Strategic approach to housing
Dr Maggie O'Brien
November 30, 2020

Uniqueness and connectivity key to understanding housing needs

Housing strategies and housing market appraisals by necessity aggregate data over local authority areas to reach conclusions as to how best to meet housing needs and support the development of a thriving housing market.

Housing strategies and housing market appraisals by necessity aggregate data over local authority areas to reach conclusions as to how best to meet housing needs and support the development of a thriving housing market. Recent work in Stockland Green ward, Birmingham (download a copy of the Stockland Green Housing Needs Study here), sheds light on the potential pitfalls of this necessary aggregation, that is the potential for high level strategies to gloss over the huge variety of local conditions existing in any given local authority area. 

The methodology of this hyper local study placed ward level data on what appeared an exponential and atypical growth in the private rented sector of houses of multiple occupation, operating in a very small area of the ward in the wider context of Birmingham City and Erdington constituency context. The idea was first to provide a closely research account of the unique characteristics reported in Stockland Green, and then to establish their connection to movements at a national, city and constituency level. Uniqueness and connectivity formed the two strands of inquiry in this fascinating project. 

Diversity between and within cities is clearly the norm. The comparative analysis of Birmingham against other English core cities demonstrated diversity at a national level. All English core cities experience lower levels of per capital GDP  and higher levels of general deprivation than London and non-metropolitan areas.
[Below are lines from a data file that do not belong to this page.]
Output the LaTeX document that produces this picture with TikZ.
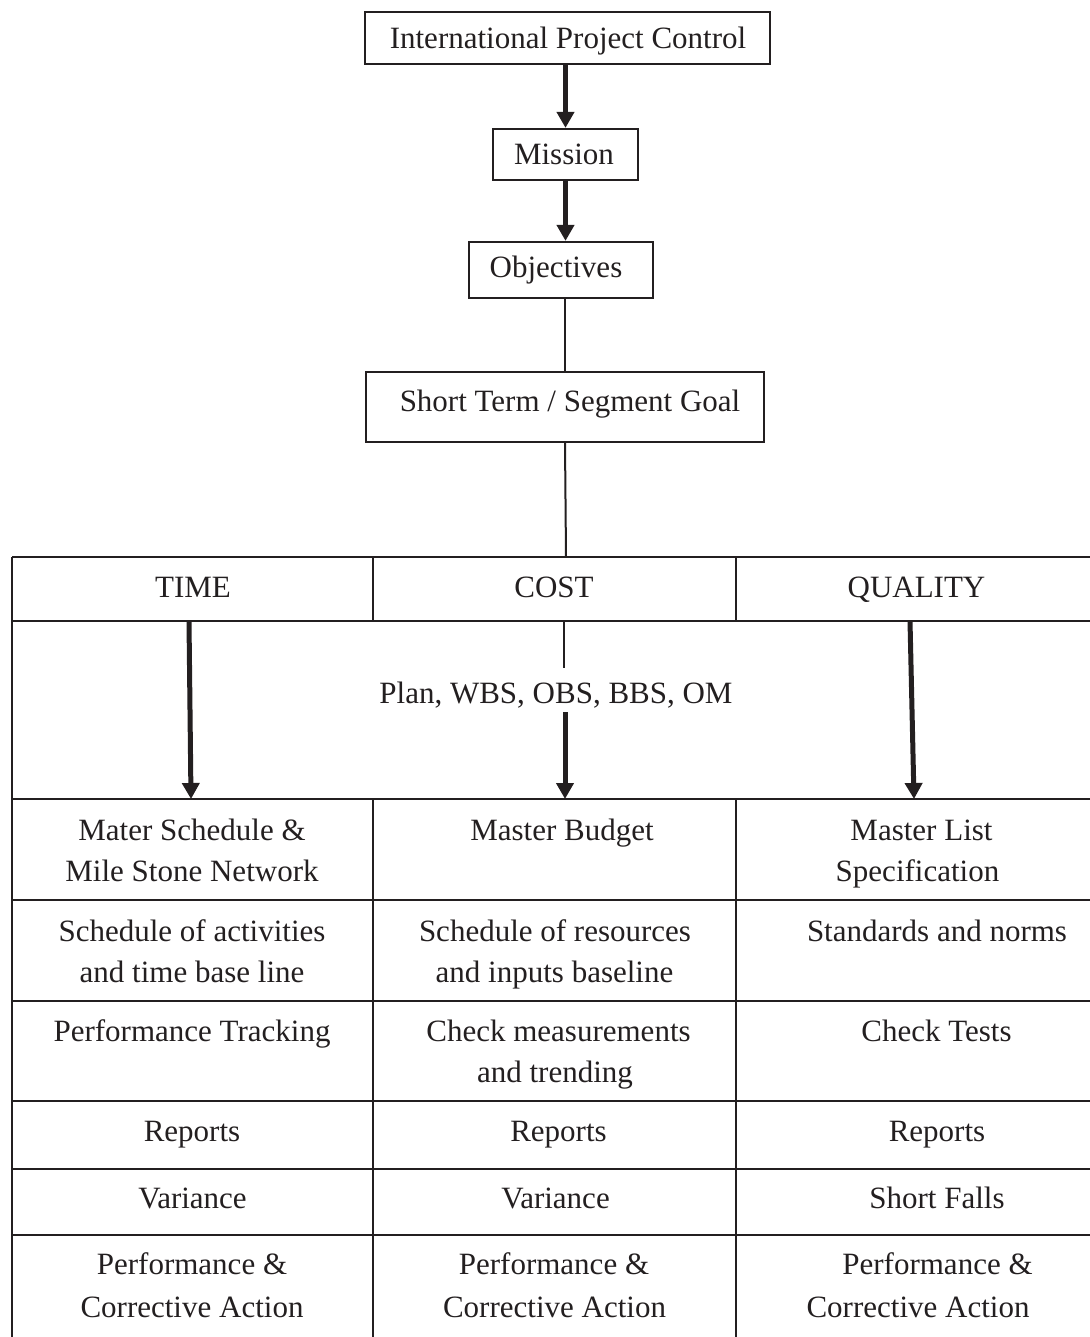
\documentclass[tikz,border=0pt]{standalone}
\usepackage{fontspec}
\setmainfont{Liberation Serif}
\usetikzlibrary{arrows.meta}
\definecolor{ink}{HTML}{231F20}
\begin{document}
\begin{tikzpicture}[x=1pt,y=-1pt,
  box/.style={draw=ink,line width=2.2pt,inner sep=0pt},
  txt/.style={anchor=base,inner sep=0pt,text=ink,font=\fontsize{31}{41}\selectfont},
  rule/.style={draw=ink,line width=2.2pt},
  thinlink/.style={draw=ink,line width=2pt},
  flow/.style={draw=ink,line width=5pt,-{Triangle[length=16pt,width=17pt]}},
]
\useasboundingbox (0,0) rectangle (1089,1337);

% ---- upper chain of boxes ----
\node[box,minimum width=405pt,minimum height=52pt] (ipc) at (567.5,38) {};
\node[box,minimum width=145pt,minimum height=51pt] (mis) at (565.5,154.5) {};
\node[box,minimum width=184pt,minimum height=56pt] (obj) at (561,270) {};
\node[box,minimum width=398pt,minimum height=70pt] (stg) at (565,407) {};

\node[txt] (ipct) at (568,49) {International Project Control};
\node[txt] (mist) at (564,165) {Mission};
\node[txt] (objt) at (556,278) {Objectives};
\node[txt] (stgt) at (570,411) {Short Term / Segment Goal};

\draw[flow] (ipc.south -| mis.north) -- (mis.north);
\draw[flow] (mis.south) -- (mis.south |- obj.north);
\draw[thinlink] (stg.north |- obj.south) -- (stg.north);

% ---- table grid ----
\coordinate (tabtop) at (566,557);
\draw[thinlink] (stg.south |- stg.south) -- (tabtop);

\foreach \y in {557,621,799,900,1001,1101,1169,1235}
  \draw[rule] (12,\y) -- (1099,\y);
\draw[rule] (12,557) -- (12,1345);
\draw[rule] (1099,557) -- (1099,1345);
\foreach \x in {373,736} {
  \draw[rule] (\x,557) -- (\x,621);
  \draw[rule] (\x,799) -- (\x,1345);
}

% ---- header row ----
\node[txt] (hT) at (193,597) {TIME};
\node[txt] (hC) at (554,597) {COST};
\node[txt] (hQ) at (916.5,597) {QUALITY};

% ---- planning band ----
\node[txt] (plan) at (556,703) {Plan, WBS, OBS, BBS, OM};

\coordinate (tA) at (189,621);  \coordinate (tB) at (191,799);
\coordinate (cA) at (564,621);  \coordinate (cB) at (564,668);
\coordinate (cC) at (565,712);  \coordinate (cD) at (565,799);
\coordinate (qA) at (910,621);  \coordinate (qB) at (914,799);

\draw[flow] (tA) -- (tB);
\draw[thinlink] (cA) -- (cB);
\draw[flow] (cC) -- (cD);
\draw[flow] (qA) -- (qB);

% ---- row 1 ----
\node[txt] (r1a1) at (192,840) {Mater Schedule \&};
\node[txt] (r1a2) at (192,881) {Mile Stone Network};
\node[txt] (r1b1) at (562,840) {Master Budget};
\node[txt] (r1c1) at (921.5,840) {Master List};
\node[txt] (r1c2) at (917.5,881) {Specification};

% ---- row 2 ----
\node[txt] (r2a1) at (192,941) {Schedule of activities};
\node[txt] (r2a2) at (192,982) {and time base line};
\node[txt] (r2b1) at (555,941) {Schedule of resources};
\node[txt] (r2b2) at (554.5,982) {and inputs baseline};
\node[txt] (r2c1) at (937,941) {Standards and norms};

% ---- row 3 ----
\node[txt] (r3a1) at (192,1041) {Performance Tracking};
\node[txt] (r3b1) at (558.5,1041) {Check measurements};
\node[txt] (r3b2) at (555,1082) {and trending};
\node[txt] (r3c1) at (936.5,1041) {Check Tests};

% ---- row 4 ----
\node[txt] (r4a) at (192,1141) {Reports};
\node[txt] (r4b) at (558.5,1141) {Reports};
\node[txt] (r4c) at (937,1141) {Reports};

% ---- row 5 ----
\node[txt] (r5a) at (192.5,1208) {Variance};
\node[txt] (r5b) at (555.5,1208) {Variance};
\node[txt] (r5c) at (937,1208) {Short Falls};

% ---- row 6 ----
\node[txt] (r6a1) at (192,1274) {Performance \&};
\node[txt] (r6a2) at (192,1317) {Corrective Action};
\node[txt] (r6b1) at (554,1274) {Performance \&};
\node[txt] (r6b2) at (554.5,1317) {Corrective Action};
\node[txt] (r6c1) at (937.5,1274) {Performance \&};
\node[txt] (r6c2) at (918,1317) {Corrective Action};
\end{tikzpicture}
\end{document}
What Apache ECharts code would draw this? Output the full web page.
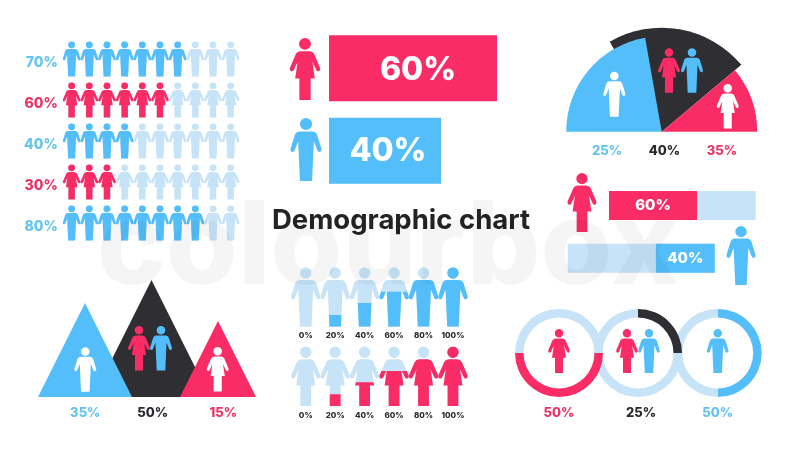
<!DOCTYPE html>
<html><head><meta charset="utf-8">
<style>html,body{margin:0;padding:0;background:#fff}#c{width:800px;height:450px}</style>
<script src="https://cdn.jsdelivr.net/npm/echarts@6/dist/echarts.min.js"></script>
</head><body><div id="c"></div>
<script>
// ---- data ----
const rowLabels = ['70%','60%','40%','30%','80%'];
const rowValues = [70,60,40,30,80];
const rowGender = ['m','f','m','f','m'];

const bigLabels = ['Women','Men'];
const bigValues = [60,40];

const arcLabels = ['25%','40%','35%'];
const arcBackSpans = [80,280];        // degrees: dark slice, remainder
const arcFrontSpans = [80,60,40,180]; // degrees: blue, gap, pink, remainder

const progressFemale = [60];
const progressMale = [40];

const triLabels = ['35%','50%','15%'];
const triHeights = [94,117,76];

const fillLabels = ['0%','20%','40%','60%','80%','100%'];
const fillValues = [0,20,40,59,81,100];

const ringLabels = ['50%','25%','50%'];
const ringFemale = [50,50];
const ringBoth = [25,75];
const ringMale = [50,50];

const titleText = 'Demographic chart';
const watermarkText = 'colourbox';

// ---- styling ----
const BLUE='#53BEFA', PINK='#F92C66', DARK='#2F2F33', LIGHT='#C6E3F8';
const TBLUE='#63C4F2', TPINK='#EC3366', TDARK='#2A2A2E';
const FONT='Inter, "Noto Sans", sans-serif';
const HEAD='M44 0A17 17 0 1 1 43.99 0Z';
const MALE=HEAD+'M26 38H62Q71 38 75 47L87 86Q89 93 83.5 95.5Q78 97 75.5 91L66 66L61 178H27L22 66L12.5 91Q10 97 4.5 95.5Q-1 93 1 86L13 47Q17 38 26 38Z';
const FEMALE=HEAD+'M32 38H56Q66 38 70 46L87 86Q89 93 83.5 95.5Q78 97 75.5 91L65 68L72 116H60V178H28V116H16L23 68L12.5 91Q10 97 4.5 95.5Q-1 93 1 86L18 46Q22 38 32 38Z';
const sym=g=>'path://'+(g==='m'?MALE:FEMALE);

const grids=[], xAxes=[], yAxes=[], series=[], graphics=[], icons=[];
function addGrid(g,x,y){const i=grids.length;grids.push(g);xAxes.push(Object.assign({gridIndex:i,show:false},x));yAxes.push(Object.assign({gridIndex:i,show:false},y));return i;}
const hidden={axisLine:{show:false},axisTick:{show:false},splitLine:{show:false}};

function icon(g,cx,top,h,color){
  const w=h*88/178;
  icons.push({type:'path',
    shape:{pathData:g==='m'?MALE:FEMALE,layout:'cover',x:cx-w/2,y:top,width:w,height:h},
    style:{fill:color}});
}
function text(t,cx,cy,size,color,weight){
  graphics.push({type:'text',z:60,silent:true,x:cx,y:cy,
    style:{text:t,fill:color,font:(weight||800)+' '+size+'px '+FONT,textAlign:'center',textVerticalAlign:'middle'}});
}

// ---- person rows ----
const rowGrid=addGrid({left:62.8,top:38.5,width:176.7,height:205},
  {type:'value',min:0,max:100,show:false},
  {type:'category',inverse:true,data:rowLabels,show:true,...hidden,
   axisLabel:{margin:5,verticalAlign:'top',lineHeight:8,fontFamily:FONT,fontWeight:800,fontSize:14,
     color:(v,i)=>rowGender[i]==='m'?TBLUE:TPINK}});
series.push({type:'pictorialBar',xAxisIndex:rowGrid,yAxisIndex:rowGrid,z:2,silent:true,animation:false,
  symbolRepeat:10,symbolSize:[17.67,35],symbolMargin:0,symbolPosition:'start',symbolBoundingData:100,
  itemStyle:{color:LIGHT},
  data:rowValues.map((v,i)=>({value:100,symbol:sym(rowGender[i])}))});
series.push({type:'pictorialBar',xAxisIndex:rowGrid,yAxisIndex:rowGrid,z:3,silent:true,animation:false,
  symbolRepeat:10,symbolSize:[17.67,35],symbolMargin:0,symbolPosition:'start',symbolBoundingData:100,symbolClip:true,
  data:rowValues.map((v,i)=>({value:v,symbol:sym(rowGender[i]),itemStyle:{color:rowGender[i]==='m'?BLUE:PINK}}))});

// ---- big 60/40 bars ----
const bigGrid=addGrid({left:329,top:27,width:280,height:165},
  {type:'value',min:0,max:100,show:false},
  {type:'category',inverse:true,data:bigLabels,show:false});
series.push({type:'bar',xAxisIndex:bigGrid,yAxisIndex:bigGrid,barWidth:66,silent:true,animation:false,
  data:bigValues.map((v,i)=>({value:v,itemStyle:{color:i?BLUE:PINK},label:{offset:i?[3,1]:[5,2]}})),
  label:{show:true,position:'inside',color:'#fff',fontFamily:FONT,fontWeight:800,fontSize:32,formatter:p=>p.value+'%'}});
icon('f',305,38,62,PINK);
icon('m',306,118,63,BLUE);

// ---- half dial ----
const dialC=[661.7,131.7];
series.push({type:'pie',center:dialC,radius:[0,104],startAngle:120,silent:true,animation:false,z:2,
  label:{show:false},labelLine:{show:false},
  data:arcBackSpans.map((v,i)=>({value:v,itemStyle:{color:i?'rgba(0,0,0,0)':DARK}}))});
series.push({type:'pie',center:dialC,radius:[0,95.5],startAngle:180,silent:true,animation:false,z:3,
  label:{show:false},labelLine:{show:false},
  data:arcFrontSpans.map((v,i)=>({value:v,itemStyle:{color:[BLUE,'rgba(0,0,0,0)',PINK,'rgba(0,0,0,0)'][i]}}))});
icon('m',614.3,71.7,45,'#fff');
icon('f',669,48.3,44.5,PINK);
icon('m',692,48.3,44.5,BLUE);
icon('f',727.7,84,44.5,'#fff');
[607,664.5,722].forEach((x,i)=>text(arcLabels[i],x,151,13,[TBLUE,TDARK,TPINK][i]));

// ---- progress bars ----
const pFemale=addGrid({left:609,top:191,width:146.7,height:29},
  {type:'value',min:0,max:100,show:false},{type:'category',data:['Women'],show:false});
series.push({type:'bar',xAxisIndex:pFemale,yAxisIndex:pFemale,barWidth:'100%',silent:true,animation:false,
  showBackground:true,backgroundStyle:{color:LIGHT},itemStyle:{color:PINK},data:progressFemale,
  label:{show:true,position:'inside',color:'#fff',fontFamily:FONT,fontWeight:800,fontSize:15,formatter:p=>p.value+'%'}});
const pMale=addGrid({left:567.7,top:243.7,width:147,height:29},
  {type:'value',min:0,max:100,inverse:true,show:false},{type:'category',data:['Men'],show:false});
series.push({type:'bar',xAxisIndex:pMale,yAxisIndex:pMale,barWidth:'100%',silent:true,animation:false,
  showBackground:true,backgroundStyle:{color:LIGHT},itemStyle:{color:BLUE},data:progressMale,
  label:{show:true,position:'inside',color:'#fff',fontFamily:FONT,fontWeight:800,fontSize:15,formatter:p=>p.value+'%'}});
icon('f',582,173,59,PINK);
icon('m',741,226,59,BLUE);

// ---- triangles ----
const triGrid=addGrid({left:51.75,top:280,width:199.5,height:117},
  {type:'category',data:triLabels,show:false},{type:'value',min:0,max:117,show:false});
const triColors=[BLUE,DARK,PINK];
series.push({type:'custom',xAxisIndex:triGrid,yAxisIndex:triGrid,silent:true,animation:false,clip:false,z:2,
  encode:{x:0,y:1},
  data:[1,0,2].map(i=>[i,triHeights[i]]),
  renderItem:(p,api)=>{
    const idx=api.value(0),b=api.coord([idx,0]),a=api.coord([idx,api.value(1)]),h=b[1]-a[1];
    return {type:'polygon',shape:{points:[[a[0],a[1]],[b[0]+h/2,b[1]],[b[0]-h/2,b[1]]]},style:{fill:triColors[idx]}};
  }});
icon('m',85.3,347.3,44.5,'#fff');
icon('f',139,326,44.5,PINK);
icon('m',161,326,44.5,BLUE);
icon('f',217.7,347,44.5,'#fff');
[85.3,152.7,223.3].forEach((x,i)=>text(triLabels[i],x,412.7,13,[TBLUE,TDARK,TPINK][i]));

// ---- fill figures ----
function fillBlock(g,top,color){
  const gi=addGrid({left:291,top:top,width:176.7,height:59.5},
    {type:'category',data:fillLabels,show:true,...hidden,
     axisLabel:{margin:5,color:TDARK,fontFamily:FONT,fontWeight:800,fontSize:8,interval:0}},
    {type:'value',min:0,max:100,show:false});
  const base={type:'pictorialBar',xAxisIndex:gi,yAxisIndex:gi,silent:true,animation:false,symbol:sym(g),
    symbolSize:[29.4,59.5],symbolPosition:'start',symbolBoundingData:100};
  series.push(Object.assign({},base,{z:2,itemStyle:{color:LIGHT},data:fillValues.map(()=>100)}));
  series.push(Object.assign({},base,{z:3,symbolClip:true,itemStyle:{color:color},data:fillValues}));
}
fillBlock('m',267.3,BLUE);
fillBlock('f',346.6,PINK);

// ---- rings ----
const ringRad=[35.5,44];
function ring(cx,vals,colors,start,z){
  series.push({type:'pie',center:[cx,353],radius:ringRad,startAngle:start,silent:true,animation:false,z:z,
    label:{show:false},labelLine:{show:false},
    data:vals.map((v,i)=>({value:v,itemStyle:{color:colors[i]}}))});
}
ring(717.7,ringMale,[BLUE,LIGHT],90,2);
ring(638,ringBoth,[DARK,LIGHT],90,3);
ring(559,ringFemale,[LIGHT,PINK],180,4);
icon('f',559,329,44,PINK);
icon('f',627,329,44,PINK);
icon('m',649,329,44,BLUE);
icon('m',717.7,329,44,BLUE);
[559,641,717.7].forEach((x,i)=>text(ringLabels[i],x,412.7,13,[TPINK,TDARK,TBLUE][i]));

// ---- icons (decorative figures, drawn without a coordinate system) ----
series.push({type:'custom',coordinateSystem:'none',silent:true,animation:false,z:50,data:[0],
  renderItem:()=>({type:'group',children:icons})});

// ---- title + watermark ----
text(titleText,401,221,27.5,'#232326',700);
graphics.push({type:'text',z:70,silent:true,x:388,y:249,
  style:{text:watermarkText,fill:'rgba(0,0,0,0.04)',font:'800 116px '+FONT,textAlign:'center',textVerticalAlign:'middle'}});

const chart=echarts.init(document.getElementById('c'),null,{renderer:'canvas'});
chart.setOption({animation:false,backgroundColor:'#fff',tooltip:{show:false},
  grid:grids,xAxis:xAxes,yAxis:yAxes,series:series,graphic:{elements:graphics}});
</script></body></html>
Drill down and metropolitan deprivation manifests in higher levels of child poverty on all indicators and lower and decreasing life expectancies than these English comparators Statistics, in this instance, do not lie but they can be highly misleading. Within the core city group there is huge diversity in the extent to which English cities have changed over time, in respect of their populations, economy and wealth. However, this always belies the diversity of experience contained in a conurbation. Housing markets were similarly varied, with some cities retaining a higher proportion of social housing than others. Housing affordability varies greatly, most notably between the only southern core city, Bristol, and those in the midlands and north. Even within our core cities, it seems there are sharp contrasts in wealth and life chances, growth potential and housing tenure.

This diversity of social, economic and tenure characteristics also clearly manifested within cities  Some of the most deprived of parliamentary constituencies and electoral wards, bordered some of the healthiest and wealthiest. In some cities, characteristics such as expanding employment markets and rising incomes generate investment, facilitate development and ultimately cause gentrification. In others, the same forces that drive economic growth and house price inflation exacerbates exclusion amongst populations not skilled enough to participate in new labour markets. In these areas, economic growth has the indirect effect of drastically reducing housing options for those on low incomes and benefit. The life experiences of residents were not uniformly affected either by low per-capita GDP or by high rates of economic growth.

What happens at a national and city-wide level undoubtedly shapes and forms the character and potential of the local, creating a narrative of connectivity. City wide factors will combine with the particular physical, social and economic characteristics of any small area to create a narrative of uniqueness, ergo they will combine in different patterns to create an individual and distinctive area. Negotiating these two narratives, requires asking first what are the distinctive local community and housing market characteristics of an area, and then how are these characteristics shaped and formed by national and city-wide drivers of housing need?  Uniqueness and connectivity indeed offer a powerful frame to explorations of housing and community needs at a hyper local level.

In the NM&Co study, changes in Stockland Green’s housing tenure were shown to be inextricably linked to legal, policy and demographic trends outside the control of local partnerships. It has so far provided the impetus to driving home to national and city wide policy makers the need to consider local impact at a more granular level than city wide strategies. These twin narratives have provided form to more meaningful engagement between local stakeholders, the City Council and the Government, demonstrating that localism is most successful where neighbourhood planning is framed by vertical dialogue between residents, policy makers and resource holders.